OP, I'm so sorry to read this - I lost both my dogs to cancer in the space of four months last year. In both cases, it came out of the blue and it absolutely broke my heart.
One crumb of comfort I can offer you is that for both my Ddogs, the end came very quickly, and up until then, both were almost as normal. I had no idea the older dog even had cancer - she went downhill in the space of one weekend and the tumours were only diagnosed pretty much at the last minute.
The vets told us that the most common cancer in dogs is very aggressive, hence they don't really recommend chemotherapy unless the dog is young - the treatment's not as stressful as it is for humans, but it only gives an additional few months of life. But they also stressed that they weren't oncologists, and were happy to have a consultation with an expert if I wanted. I decided not to.
As soon as we made the decision not to put my younger DDog through chemo (ffs, I have tears in my eyes even typing this) I spoiled him rotten. Let him sleep on the bed, fed him mince and healthy treats, took endless photos of him, spent hours just cuddling him. He died three weeks after the op to remove his cancerous spleen, very suddenly on a holiday that we were going to cancel until the vet said, Oh no, take him away and let him play on the beach and give him a nice time. So we did. He romped in the garden, chased his mate, lay in the sun. The next morning he wasn't quite himself, and when the local vets x-rayed him, they found another tumour, this time inoperable and spreading fast. We let him go, in our arms, and the thought of the happy, loved days he enjoyed right up to the end were a big comfort in the sadness that followed.
Sorry, that was an essay! The TL:DR version: you'll know when the time's come, but your DDog has no idea. Until then, spoil the heck of your DDog and take lots of pics.
I'm crying here for you OP, and me a bit! How sad. I think the situation you're in is so hard. Our little pup was fine until she went swiftly downhill over the course of a weekend, and tests showed extensive cancer. It was a whirlwind of a day in which we got the news and made the decision as she hadn't eaten, eliminated or held her weight for a while already. It's obviously tough to go from well to brokenhearted in a handful of days, but I think getting the news in advance when your lovely pup still seems so well can be tougher. I hope the upcoming time gives you a chance to get your head around it. However, if I could I would have done all those wonderful things with her that she so loved and that you can only do when you know time is limited, and I regret we didn't have that chance. I guess it's just so hard either way.
Ddog is on the verge of over taking the DC on the photo front this week. And has had so many treats and walks I've lost count. It's so hard knowing what's coming when to look at her you would have no idea. There's no easy way to lose her just I'm finding this so hard knowing the inevitable. Every breath every noise every movement I'm straight up and checking on her. Life's just so so cruel. I think the worst part is mil already commenting on how we can now give a new dog a home etc as if that's even something I'm contemplating whilst ddog is still sat next to me on the sofa!

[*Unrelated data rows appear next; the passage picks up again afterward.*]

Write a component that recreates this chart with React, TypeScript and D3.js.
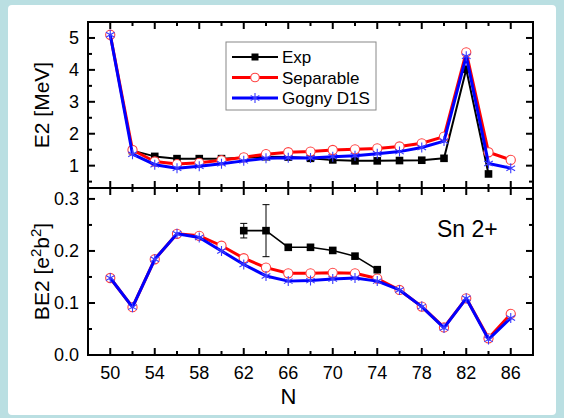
import React from "react";
import * as d3 from "d3";

// neutron numbers
const nAll = [50, 52, 54, 56, 58, 60, 62, 64, 66, 68, 70, 72, 74, 76, 78, 80, 82, 84, 86];
const nExpE2 = [52, 54, 56, 58, 60, 62, 64, 66, 68, 70, 72, 74, 76, 78, 80, 82, 84];
const nExpBE2 = [62, 64, 66, 68, 70, 72, 74];

// E2 [MeV]
const e2Exp = [1.47, 1.29, 1.22, 1.22, 1.22, 1.25, 1.28, 1.27, 1.23, 1.18, 1.15, 1.15, 1.16, 1.17, 1.23, 4.02, 0.74];
const e2Sep = [5.1, 1.49, 1.13, 1.05, 1.09, 1.17, 1.26, 1.36, 1.42, 1.44, 1.49, 1.51, 1.54, 1.6, 1.7, 1.91, 4.55, 1.42, 1.18];
const e2Gogny = [5.1, 1.36, 1.03, 0.92, 0.98, 1.06, 1.15, 1.23, 1.25, 1.24, 1.28, 1.31, 1.37, 1.44, 1.57, 1.77, 4.43, 1.07, 0.92];

// BE2 [e2b2]
const be2Exp = [0.239, 0.239, 0.207, 0.207, 0.201, 0.19, 0.164];
const be2ExpErr = [0.014, 0.05, 0, 0, 0, 0, 0];
const be2Sep = [0.148, 0.092, 0.184, 0.233, 0.229, 0.21, 0.186, 0.168, 0.157, 0.157, 0.158, 0.157, 0.147, 0.125, 0.093, 0.053, 0.109, 0.032, 0.079];
const be2Gogny = [0.148, 0.092, 0.184, 0.233, 0.226, 0.2, 0.174, 0.152, 0.142, 0.143, 0.146, 0.148, 0.142, 0.125, 0.093, 0.052, 0.109, 0.03, 0.071];

// ticks
const xMajor = [50, 54, 58, 62, 66, 70, 74, 78, 82, 86];
const xMinor = [52, 56, 60, 64, 68, 72, 76, 80, 84];
const e2Major = [1, 2, 3, 4, 5];
const e2Minor = [0.5, 1.5, 2.5, 3.5, 4.5];
const be2Major = [0, 0.1, 0.2, 0.3];
const be2Minor = [0.05, 0.15, 0.25];

const legendItems = ["Exp", "Separable", "Gogny D1S"];

const W = 564;
const H = 418;
const L = 88, R = 533, T = 22, M = 188, B = 355;
const font = "Liberation Sans, Arial, sans-serif";

const x = d3.scaleLinear().domain([48, 88]).range([L, R]);
const yTop = d3.scaleLinear().domain([0.3, 5.5]).range([M, T]);
const yBot = d3.scaleLinear().domain([0, 0.321]).range([B, M]);

function star(cx: number, cy: number, r: number) {
  const dx = r * Math.cos(Math.PI / 6);
  const dy = r * Math.sin(Math.PI / 6);
  return `M${cx},${cy - r}L${cx},${cy + r}M${cx - dx},${cy - dy}L${cx + dx},${cy + dy}M${cx - dx},${cy + dy}L${cx + dx},${cy - dy}`;
}

function Series({ xs, ys, y, kind, width }: { xs: number[]; ys: number[]; y: d3.ScaleLinear<number, number>; kind: string; width: number }) {
  const pts = xs.map((n, i) => [x(n), y(ys[i])] as [number, number]);
  const line = d3.line()(pts) || "";
  const color = kind === "exp" ? "#000" : kind === "sep" ? "#ff0000" : "#0000ff";
  return (
    <g>
      <path d={line} fill="none" stroke={color} strokeWidth={width} strokeLinejoin="round" />
      {pts.map(([px, py], i) =>
        kind === "exp" ? (
          <rect key={i} x={px - 3.8} y={py - 3.8} width={7.6} height={7.6} fill="#000" />
        ) : kind === "sep" ? (
          <circle key={i} cx={px} cy={py} r={4.6} fill="#fff" stroke="#ff4040" strokeWidth={1.1} />
        ) : (
          <path key={i} d={star(px, py, 5)} stroke="#3a3aff" strokeWidth={1.1} />
        )
      )}
    </g>
  );
}

function Ticks({ y, major, minor, top, bottom }: { y: d3.ScaleLinear<number, number>; major: number[]; minor: number[]; top: number; bottom: number }) {
  const tk: JSX.Element[] = [];
  xMajor.forEach((n) => {
    tk.push(<line key={"tm" + n} x1={x(n)} x2={x(n)} y1={top} y2={top + 7} />);
    tk.push(<line key={"bm" + n} x1={x(n)} x2={x(n)} y1={bottom} y2={bottom - 7} />);
  });
  xMinor.forEach((n) => {
    tk.push(<line key={"tn" + n} x1={x(n)} x2={x(n)} y1={top} y2={top + 4} />);
    tk.push(<line key={"bn" + n} x1={x(n)} x2={x(n)} y1={bottom} y2={bottom - 4} />);
  });
  major.forEach((v) => {
    tk.push(<line key={"lm" + v} x1={L} x2={L + 7} y1={y(v)} y2={y(v)} />);
    tk.push(<line key={"rm" + v} x1={R} x2={R - 7} y1={y(v)} y2={y(v)} />);
  });
  minor.forEach((v) => {
    tk.push(<line key={"ln" + v} x1={L} x2={L + 4} y1={y(v)} y2={y(v)} />);
    tk.push(<line key={"rn" + v} x1={R} x2={R - 4} y1={y(v)} y2={y(v)} />);
  });
  return <g stroke="#000" strokeWidth={2}>{tk}</g>;
}

export default function App() {
  const errBars = nExpBE2.map((n, i) => {
    const e = be2ExpErr[i];
    if (!e) return null;
    const px = x(n);
    const y1 = yBot(be2Exp[i] + e);
    const y2 = yBot(be2Exp[i] - e);
    return (
      <g key={n} stroke="#000" strokeWidth={1}>
        <line x1={px} x2={px} y1={y1} y2={y2} />
        <line x1={px - 3.5} x2={px + 3.5} y1={y1} y2={y1} />
        <line x1={px - 3.5} x2={px + 3.5} y1={y2} y2={y2} />
      </g>
    );
  });

  return (
    <svg width={W} height={H} style={{ position: "absolute", left: 0, top: 0 }} fontFamily={font}>
      <rect x={0} y={0} width={W} height={H} fill="#badfe2" />
      <rect x={8} y={5} width={W - 16} height={H - 8} rx={4} fill="#fff" />

      {/* top panel */}
      <Series xs={nExpE2} ys={e2Exp} y={yTop} kind="exp" width={2} />
      <Series xs={nAll} ys={e2Sep} y={yTop} kind="sep" width={3} />
      <Series xs={nAll} ys={e2Gogny} y={yTop} kind="gog" width={3} />

      {/* bottom panel */}
      <Series xs={nAll} ys={be2Sep} y={yBot} kind="sep" width={3} />
      <Series xs={nAll} ys={be2Gogny} y={yBot} kind="gog" width={3} />
      {errBars}
      <Series xs={nExpBE2} ys={be2Exp} y={yBot} kind="exp" width={1.6} />

      {/* frames */}
      <rect x={L} y={T} width={R - L} height={B - T} fill="none" stroke="#000" strokeWidth={2} />
      <line x1={L} x2={R} y1={M} y2={M} stroke="#000" strokeWidth={2} />
      <Ticks y={yTop} major={e2Major} minor={e2Minor} top={T} bottom={M} />
      <Ticks y={yBot} major={be2Major} minor={be2Minor} top={M} bottom={B} />

      {/* tick labels */}
      <g fontSize={18} fill="#000">
        {e2Major.map((v) => (
          <text key={v} x={L - 9} y={yTop(v) + 6} textAnchor="end">{v}</text>
        ))}
        {be2Major.map((v) => (
          <text key={v} x={L - 9} y={yBot(v) + 6} textAnchor="end">{d3.format(".1f")(v)}</text>
        ))}
        {xMajor.map((n) => (
          <text key={n} x={x(n)} y={379} textAnchor="middle">{n}</text>
        ))}
      </g>

      {/* axis titles */}
      <text x={(L + R) / 2 - 22} y={404} fontSize={22} textAnchor="middle">N</text>
      <text transform={`translate(49,${(T + M) / 2}) rotate(-90)`} fontSize={21} textAnchor="middle">E2 [MeV]</text>
      <text transform={`translate(49,${(M + B) / 2}) rotate(-90)`} fontSize={21} textAnchor="middle">
        BE2 [e<tspan fontSize={15} dy={-8}>2</tspan><tspan dy={8}>b</tspan><tspan fontSize={15} dy={-8}>2</tspan><tspan dy={8}>]</tspan>
      </text>

      <text x={437} y={237} fontSize={23}>Sn 2+</text>

      {/* legend */}
      <rect x={226} y={42} width={150} height={68} fill="#fff" stroke="#888" strokeWidth={1} />
      {legendItems.map((lab, i) => {
        const ly = 57 + i * 20.5;
        const color = i === 0 ? "#000" : i === 1 ? "#ff0000" : "#0000ff";
        return (
          <g key={lab}>
            <line x1={232} x2={278} y1={ly} y2={ly} stroke={color} strokeWidth={i === 0 ? 2 : 3} />
            {i === 0 && <rect x={251.5} y={ly - 3.5} width={7} height={7} fill="#000" />}
            {i === 1 && <circle cx={255} cy={ly} r={4.3} fill="#fff" stroke="#ff4040" strokeWidth={1.1} />}
            {i === 2 && <path d={star(255, ly, 5)} stroke="#3a3aff" strokeWidth={1.1} />}
            <text x={282} y={ly + 6} fontSize={17}>{lab}</text>
          </g>
        );
      })}
    </svg>
  );
}
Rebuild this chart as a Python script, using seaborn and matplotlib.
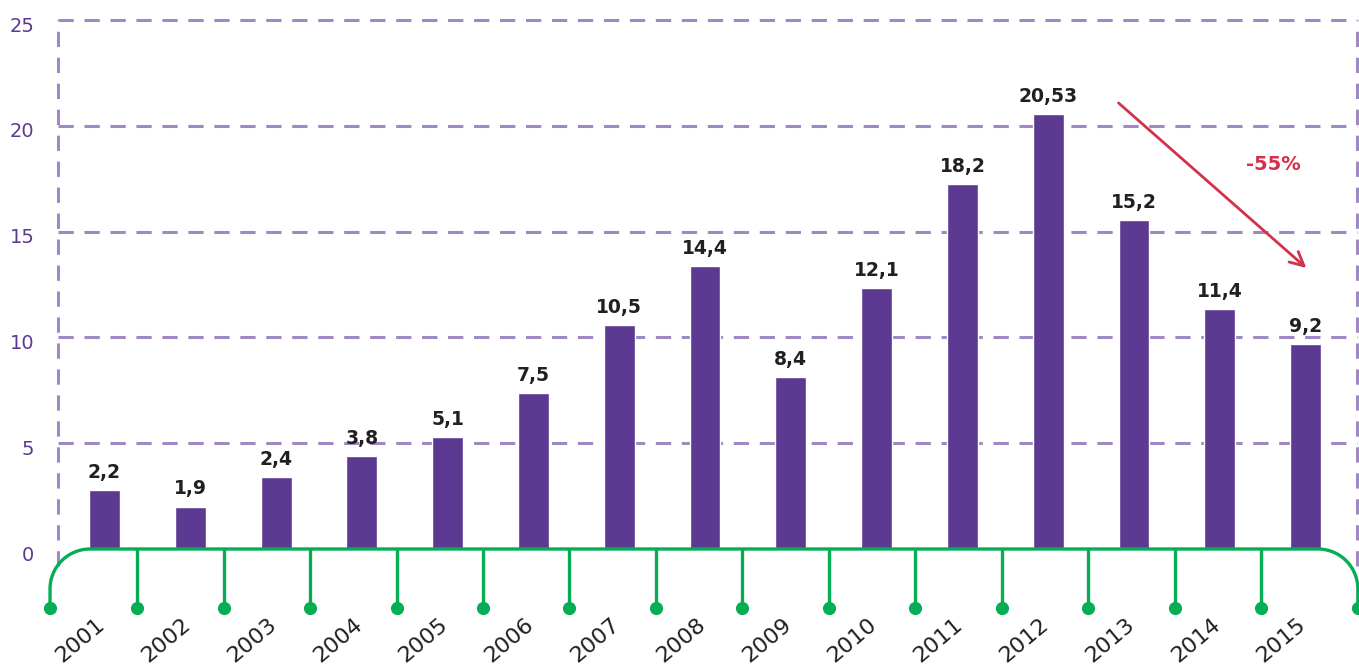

Thank you so much for all your messages! And I'm so so sorry to hear of all the horrible experiences you have all been through with your ddogs!
However, we had a call from the specialist oncologist today to inform us that ddogs lungs are cancer free!! The shadows they thought they had seen were from her crushing her lungs slightly after the sedation!!!! They can remove her mammory glands and should hopefully fully recover! Obviously we always have the risk that the cancer could return to her mammory glands and there's no guarantee it won't spread at a later date but for now I have my beautiful girl back!!!!!
We have spent the last week absolutely devastated and now I feel like the weight of the world has been lifted off my shoulders!!! I honestly cannot contain the happiness!!!!!
That's really good news and I hope the op goes well. Will that be done soon?